It’s my birthday and I’ll have chemo if I want to…

“…chemo if I want to, chemo if I want to. You would have chemo too if it happened to you…” No? Not so catchy?

Well, tomorrow is my 32nd birthday and, you guessed it, today I’m having chemo #2. I started writing this when I thought my chemo was actually on my birthday as, yet again, I lost count of the days somewhere. I was supposed to have my chemo nearly 2 weeks ago but my white blood cells have been so low that they been unable to proceed with my next treatment.

For those of you who like numbers, your white blood count (WBC) should be around 5,000 to 10,000. Below 1,000 you are deemed an infection risk and can’t have chemo. Mine were 300 for nearly four weeks. This meant that twice in a week I arranged for someone to look after Milla all day, packed my Chemo Survival Kit (more on this later) and headed to the hospital for 8.30 am, only to be sent home after 3 hours of blood tests and waiting. The second time I got sent home they just told me to come back over a week later, as I think the nurses felt bad about me trekking in every 3 days.

In the meanwhile I had my next hormone implant, which hurt like a b*stard.
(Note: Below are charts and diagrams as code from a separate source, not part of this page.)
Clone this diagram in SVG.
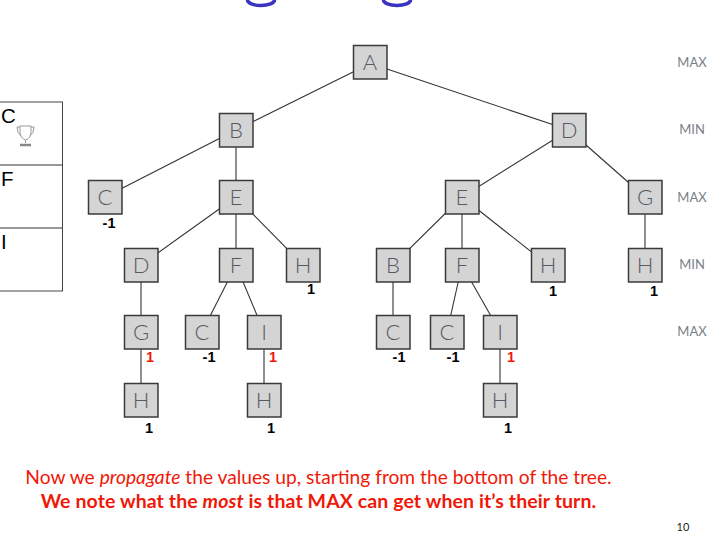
<svg xmlns="http://www.w3.org/2000/svg" width="715" height="538" viewBox="0 0 715 538">
<style>
text{font-family:Lato,"Liberation Sans",sans-serif}
.n rect{fill:#d4d4d4;stroke:#3a3a3a;stroke-width:1.5}
.n text{font-size:22px;font-weight:300;fill:#555b64;text-anchor:middle}
#connectors line{stroke:#333;stroke-width:1.1}
.v{font-family:"Liberation Sans",Arial,sans-serif;font-size:14.500px;font-weight:700;text-anchor:middle;fill:#000}
.r{fill:#f01808}
.lev{font-size:13px;fill:#7a7f85;text-anchor:middle}
.tb{font-family:"Liberation Sans",Arial,sans-serif;font-size:20.500px;fill:#000}
</style>
<g id="title-fragment" fill="none" stroke="#3a32c0" stroke-width="3.500"><path d="M247.500 0a13.500 5.500 0 0 0 27 0"/><path d="M383.500 0a13.500 5.500 0 0 0 27 0"/></g>
<g id="table">
<rect x="-2" y="102" width="64.500" height="189" fill="#fff" stroke="#444" stroke-width="1"/>
<line x1="0" y1="165" x2="62" y2="165" stroke="#333"/><line x1="0" y1="228" x2="62" y2="228" stroke="#333"/>
<text class="tb" x="1" y="123">C</text><text class="tb" x="1" y="186">F</text><text class="tb" x="1" y="249">I</text>
<g id="trophy" fill="none" stroke="#999" stroke-width="1"><path d="M20 126h11v6q0 6-5.500 8q-5.500-2-5.500-8z"/><path d="M20 127h-3q0 6 4 9M31 127h3q0 6-4 9"/><path d="M25.500 140v3"/><path d="M20 145h11" stroke-width="2.500" stroke="#888"/></g>
</g>
<g id="connectors">
<line x1="353" y1="72" x2="236" y2="130"/><line x1="387" y1="69" x2="569" y2="130"/>
<line x1="236" y1="130" x2="105" y2="197"/><line x1="236" y1="130" x2="236" y2="197"/>
<line x1="569" y1="130" x2="462" y2="197"/><line x1="569" y1="130" x2="645" y2="197"/>
<line x1="236" y1="197" x2="141" y2="265"/><line x1="236" y1="197" x2="236" y2="265"/><line x1="236" y1="197" x2="303" y2="265"/>
<line x1="462" y1="197" x2="393" y2="265"/><line x1="462" y1="197" x2="462" y2="265"/><line x1="462" y1="197" x2="548" y2="265"/>
<line x1="645" y1="197" x2="645" y2="265"/>
<line x1="141" y1="265" x2="141" y2="332"/><line x1="236" y1="265" x2="202" y2="332"/><line x1="236" y1="265" x2="264" y2="332"/>
<line x1="393" y1="265" x2="393" y2="332"/><line x1="462" y1="265" x2="447" y2="332"/><line x1="462" y1="265" x2="500" y2="332"/>
<line x1="141" y1="332" x2="141" y2="400"/><line x1="264" y1="332" x2="264" y2="400"/><line x1="500" y1="332" x2="500" y2="400"/>
</g>
<g id="nA" class="n"><rect x="353.500" y="45.500" width="33.500" height="33.500"/><text x="370" y="70">A</text></g>
<g id="nB" class="n"><rect x="219.500" y="113.500" width="33.500" height="33.500"/><text x="236" y="138">B</text></g>
<g id="nD" class="n"><rect x="552.500" y="113.500" width="33.500" height="33.500"/><text x="569" y="138">D</text></g>
<g id="nC1" class="n"><rect x="88.500" y="180.500" width="33.500" height="33.500"/><text x="105" y="205">C</text></g>
<g id="nE1" class="n"><rect x="219.500" y="180.500" width="33.500" height="33.500"/><text x="236" y="205">E</text></g>
<g id="nE2" class="n"><rect x="445.500" y="180.500" width="33.500" height="33.500"/><text x="462" y="205">E</text></g>
<g id="nG1" class="n"><rect x="628.500" y="180.500" width="33.500" height="33.500"/><text x="645" y="205">G</text></g>
<g id="nD2" class="n"><rect x="124.500" y="248.500" width="33.500" height="33.500"/><text x="141" y="273">D</text></g>
<g id="nF1" class="n"><rect x="219.500" y="248.500" width="33.500" height="33.500"/><text x="236" y="273">F</text></g>
<g id="nH1" class="n"><rect x="286.500" y="248.500" width="33.500" height="33.500"/><text x="303" y="273">H</text></g>
<g id="nB2" class="n"><rect x="376.500" y="248.500" width="33.500" height="33.500"/><text x="393" y="273">B</text></g>
<g id="nF2" class="n"><rect x="445.500" y="248.500" width="33.500" height="33.500"/><text x="462" y="273">F</text></g>
<g id="nH2" class="n"><rect x="531.500" y="248.500" width="33.500" height="33.500"/><text x="548" y="273">H</text></g>
<g id="nH3" class="n"><rect x="628.500" y="248.500" width="33.500" height="33.500"/><text x="645" y="273">H</text></g>
<g id="nG2" class="n"><rect x="124.500" y="315.500" width="33.500" height="33.500"/><text x="141" y="340">G</text></g>
<g id="nC2" class="n"><rect x="185.500" y="315.500" width="33.500" height="33.500"/><text x="202" y="340">C</text></g>
<g id="nI1" class="n"><rect x="247.500" y="315.500" width="33.500" height="33.500"/><text x="264" y="340">I</text></g>
<g id="nC3" class="n"><rect x="376.500" y="315.500" width="33.500" height="33.500"/><text x="393" y="340">C</text></g>
<g id="nC4" class="n"><rect x="430.500" y="315.500" width="33.500" height="33.500"/><text x="447" y="340">C</text></g>
<g id="nI2" class="n"><rect x="483.500" y="315.500" width="33.500" height="33.500"/><text x="500" y="340">I</text></g>
<g id="nH4" class="n"><rect x="124.500" y="383.500" width="33.500" height="33.500"/><text x="141" y="408">H</text></g>
<g id="nH5" class="n"><rect x="247.500" y="383.500" width="33.500" height="33.500"/><text x="264" y="408">H</text></g>
<g id="nH6" class="n"><rect x="483.500" y="383.500" width="33.500" height="33.500"/><text x="500" y="408">H</text></g>
<g id="values">
<text class="v" x="109" y="228">-1</text><text class="v" x="311" y="294">1</text><text class="v" x="553" y="296">1</text><text class="v" x="654" y="296">1</text>
<text class="v" x="209" y="362">-1</text><text class="v" x="399" y="362">-1</text><text class="v" x="453" y="362">-1</text>
<text class="v r" x="150" y="362">1</text><text class="v r" x="273" y="362">1</text><text class="v r" x="511" y="362">1</text>
<text class="v" x="149" y="433">1</text><text class="v" x="271" y="433">1</text><text class="v" x="508" y="433">1</text>
</g>
<g id="levels"><text class="lev" x="692" y="67">MAX</text><text class="lev" x="692" y="134">MIN</text><text class="lev" x="692" y="202">MAX</text><text class="lev" x="692" y="269">MIN</text><text class="lev" x="692" y="336">MAX</text></g>
<g id="caption" fill="#f01808">
<text x="318.500" y="484" text-anchor="middle" font-size="19.200" font-weight="400">Now we <tspan font-style="italic">propagate</tspan> the values up, starting from the bottom of the tree.</text>
<text x="318.500" y="508" text-anchor="middle" font-size="19.500" font-weight="700" letter-spacing=".1">We note what the <tspan font-style="italic">most</tspan> is that MAX can get when it’s their turn.</text>
</g>
<text x="683" y="531" font-size="11" fill="#222" text-anchor="middle">10</text>
</svg>
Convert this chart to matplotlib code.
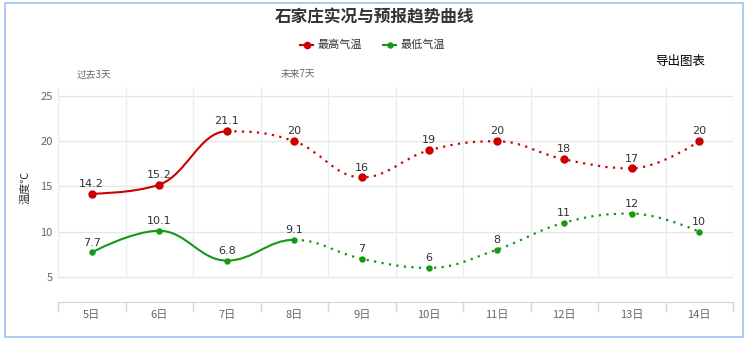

The hormone implant is injected down a very wide bore needle so it chafes somewhat when they put it in. The first time I had it the nurse said “You know we always say ‘sharp scratch’? Well this is worse than that.” I meant to film it but forgot so here’s a picture I found online that compares the zoladex implant needle (left) to a normal needle (right). Massive, right? The implant is now giving me a weird reaction on my legs. It’s not painful but I’m covered in tiny bumps so I look like I’ve got the lurgy, when really it’s just cancer. Haha. Sorry, not funny.

Zoladex wide bore needle vs a normal needle — weird skin reaction

I’ve been for a wig fitting since I last wrote, which was fun, and had both my mother-in-law and mother to stay which was also (mostly) fun but not much else is going on. I kept clearing the decks of my calendar as I was expecting to be having chemo and then having nothing on as I cancelled everything. Also, because of my low WBC, I’ve been told to avoid crowds and public transport so my usual fall back of baby groups was kiboshed.

I’m feeling pretty useless at the moment. Like the world is passing me by. I’ve been off work for nearly a year now as I had Milla, and I think I’d be really ready to go back to work in a month or two. Instead I’m actually looking at another long stretch off work. But not the much-fantasised-about sabbatical that we all think about on a crappy Tuesday, just more doing nothing. Only without hair and feeling a bit tired and sick.

I dunno, just feeling a bit sorry for myself some days, I suppose. It’s not like I’m scrubbing floors in servitude every day, I get to hang out with my favourite person in the world. It’s just she’s pretty short on conversation. And her favourite thing is eating grass, so the number of stimulating past times are limited.

As my mother was visiting recently, my husband and I went out on our first date night since the baby and shared a whole bottle of wine and had a dessert. It was great even though we were home by 5 to 10. Who am I kidding, it was great because we were home by 5 to 10. The night was only slightly dented by the fact that I was wearing a headscarf but I think I looked more like an extra from Almost Famous, rather than Someone With Cancer, so that’s something I guess.

Check me out after dark!

I’ve also had to go to the dentist to check on an impending root canal. Dental work can be risky when you’re having chemo, so it all has to be cleared by your oncologist first. I can’t really bite on my left side though, so I think I’ll have it if I’m allowed. Apparently it’s quite common during chemotherapy for underlying dental problems to become, well, overlying (probably not a word). Just another excellent added extra to cancer.

So today was more injections, more anti-sickness meds and this time they sent me home with a box of injections. Down side: I’ll need to self-administer injections for the next week. Up side: I get my own personal sharps bin. Woot.

The chemo gets injected via a cannula in my arm, fortunately I have good veins — Netflix streaming is a bit touch and go — My own little sharps bin

That’s it I think. The rest of the week I’ll feel really hungover but not incapacitated and I’ll have Milla to look after which, although on paper is not ideal, actually helps me ignore the side effects.